Where a line in the listing contains the string "React", copy that line out.
* start *
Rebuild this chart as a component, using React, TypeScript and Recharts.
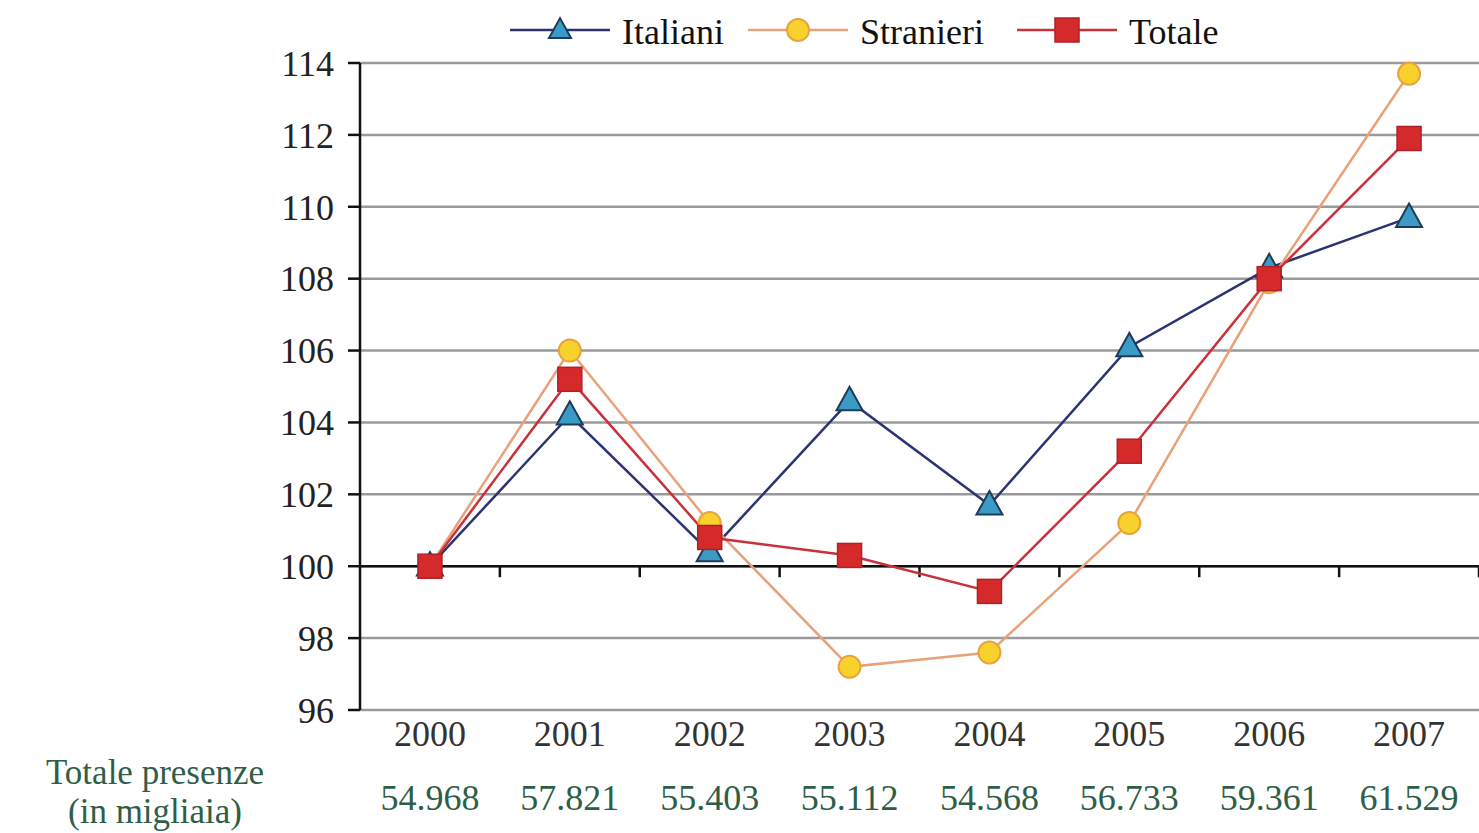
import React from 'react';
import { CartesianGrid, Line, LineChart, ReferenceLine, XAxis, YAxis } from 'recharts';

const years = ['2000', '2001', '2002', '2003', '2004', '2005', '2006', '2007'];
const italiani = [100, 104.2, 100.4, 104.6, 101.7, 106.1, 108.3, 109.7];
const stranieri = [100, 106.0, 101.2, 97.2, 97.6, 101.2, 107.9, 113.7];
const totale = [100, 105.2, 100.8, 100.3, 99.3, 103.2, 108.0, 111.9];
const presenze = ['54.968', '57.821', '55.403', '55.112', '54.568', '56.733', '59.361', '61.529'];
const yTicks = [96, 98, 100, 102, 104, 106, 108, 110, 112, 114];

const data = years.map((year, i) => ({
  year,
  italiani: italiani[i],
  stranieri: stranieri[i],
  totale: totale[i],
  presenze: presenze[i],
}));

const FONT = '"Liberation Serif", "DejaVu Serif", serif';
const GREEN = '#2e5e48';

const C = {
  itaLine: '#2b3470',
  itaFill: '#3a9cc4',
  strLine: '#e8a27a',
  strFill: '#f7d22c',
  strEdge: '#eaa23a',
  totLine: '#c8323c',
  totFill: '#d42a2a',
};

function Triangle({ cx, cy, size = 13 }: { cx: number; cy: number; size?: number }) {
  const h = size * 1.8;
  return (
    <polygon
      points={`${cx},${cy - h * 0.6} ${cx - size},${cy + h * 0.4} ${cx + size},${cy + h * 0.4}`}
      fill={C.itaFill}
      stroke="#1f3a5a"
      strokeWidth={2}
    />
  );
}

function Circle({ cx, cy }: { cx: number; cy: number }) {
  return <circle cx={cx} cy={cy} r={11} fill={C.strFill} stroke={C.strEdge} strokeWidth={2} />;
}

function Square({ cx, cy }: { cx: number; cy: number }) {
  return <rect x={cx - 12} y={cy - 12} width={24} height={24} fill={C.totFill} stroke="#b02028" strokeWidth={1.5} />;
}

// year on the first row, total presences (green) on the second
function YearTick(props: any) {
  const { x, y, payload, index } = props;
  const row = data[index] ?? data.find((d) => d.year === payload.value);
  return (
    <g>
      <text x={x} y={y + 28} textAnchor="middle" fontFamily={FONT} fontSize={36} fill="#333">
        {payload.value}
      </text>
      <text x={x} y={y + 92} textAnchor="middle" fontFamily={FONT} fontSize={36} fill={GREEN}>
        {row ? row.presenze : ''}
      </text>
    </g>
  );
}

// category axis crossing at 100, with ticks between categories
function AxisAt100(props: any) {
  const { x1, x2, y1 } = props;
  if (x1 == null || x2 == null || y1 == null) return null;
  const n = years.length;
  const w = (x2 - x1) / n;
  const ticks = [];
  for (let k = 1; k <= n; k++) {
    ticks.push(<line key={k} x1={x1 + k * w} x2={x1 + k * w} y1={y1} y2={y1 + 11} stroke="#111" strokeWidth={2.5} />);
  }
  return (
    <g>
      <line x1={x1} x2={x2} y1={y1} y2={y1} stroke="#111" strokeWidth={2.5} />
      {ticks}
    </g>
  );
}

function LegendItem({ x, label, kind }: { x: number; label: string; kind: 'ita' | 'str' | 'tot' }) {
  const color = kind === 'ita' ? C.itaLine : kind === 'str' ? C.strLine : C.totLine;
  const mx = x + 50;
  const my = 30;
  return (
    <g>
      <line x1={x} x2={x + 100} y1={my} y2={my} stroke={color} strokeWidth={2.5} />
      {kind === 'ita' && <Triangle cx={mx} cy={my} size={11} />}
      {kind === 'str' && <Circle cx={mx} cy={my} />}
      {kind === 'tot' && <Square cx={mx} cy={my} />}
      <text x={x + 112} y={44} fontFamily={FONT} fontSize={36} fill="#111">
        {label}
      </text>
    </g>
  );
}

export default function App() {
  return (
    <div style={{ position: 'relative', width: 1479, height: 833, background: '#fff' }}>
      <style>{'body{margin:0;background:#fff}'}</style>
      <LineChart
        width={1479}
        height={833}
        data={data}
        margin={{ top: 63, right: 0, bottom: 0, left: 0 }}
      >
        <CartesianGrid vertical={false} stroke="#9a9a9a" strokeWidth={2.5} />
        <XAxis
          dataKey="year"
          scale="band"
          axisLine={false}
          tickLine={false}
          height={123}
          tick={<YearTick />}
          interval={0}
        />
        <YAxis
          domain={[96, 114]}
          ticks={yTicks}
          width={360}
          interval={0}
          axisLine={{ stroke: '#111', strokeWidth: 2.5 }}
          tickLine={{ stroke: '#111', strokeWidth: 2.5 }}
          tickSize={12}
          tickMargin={14}
          tick={{ fontFamily: FONT, fontSize: 36, fill: '#222' }}
        />
        <ReferenceLine y={100} shape={(p: any) => <AxisAt100 {...p} />} />
        <Line
          dataKey="italiani"
          stroke={C.itaLine}
          strokeWidth={2.5}
          isAnimationActive={false}
          dot={(p: any) => <Triangle key={`i${p.index}`} cx={p.cx} cy={p.cy} />}
        />
        <Line
          dataKey="stranieri"
          stroke={C.strLine}
          strokeWidth={2.5}
          isAnimationActive={false}
          dot={(p: any) => <Circle key={`s${p.index}`} cx={p.cx} cy={p.cy} />}
        />
        <Line
          dataKey="totale"
          stroke={C.totLine}
          strokeWidth={2.5}
          isAnimationActive={false}
          dot={(p: any) => <Square key={`t${p.index}`} cx={p.cx} cy={p.cy} />}
        />
      </LineChart>
      <svg
        width={1479}
        height={833}
        style={{ position: 'absolute', left: 0, top: 0, pointerEvents: 'none' }}
      >
        <LegendItem x={510} label="Italiani" kind="ita" />
        <LegendItem x={748} label="Stranieri" kind="str" />
        <LegendItem x={1017} label="Totale" kind="tot" />
        <text x={155} y={784} textAnchor="middle" fontFamily={FONT} fontSize={35} fill={GREEN}>
          Totale presenze
        </text>
        <text x={155} y={823} textAnchor="middle" fontFamily={FONT} fontSize={35} fill={GREEN}>
          (in migliaia)
        </text>
      </svg>
    </div>
  );
}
* end *
• Completed task
Rebuild this chart as a component, using React, TypeScript and Recharts.
import React from 'react';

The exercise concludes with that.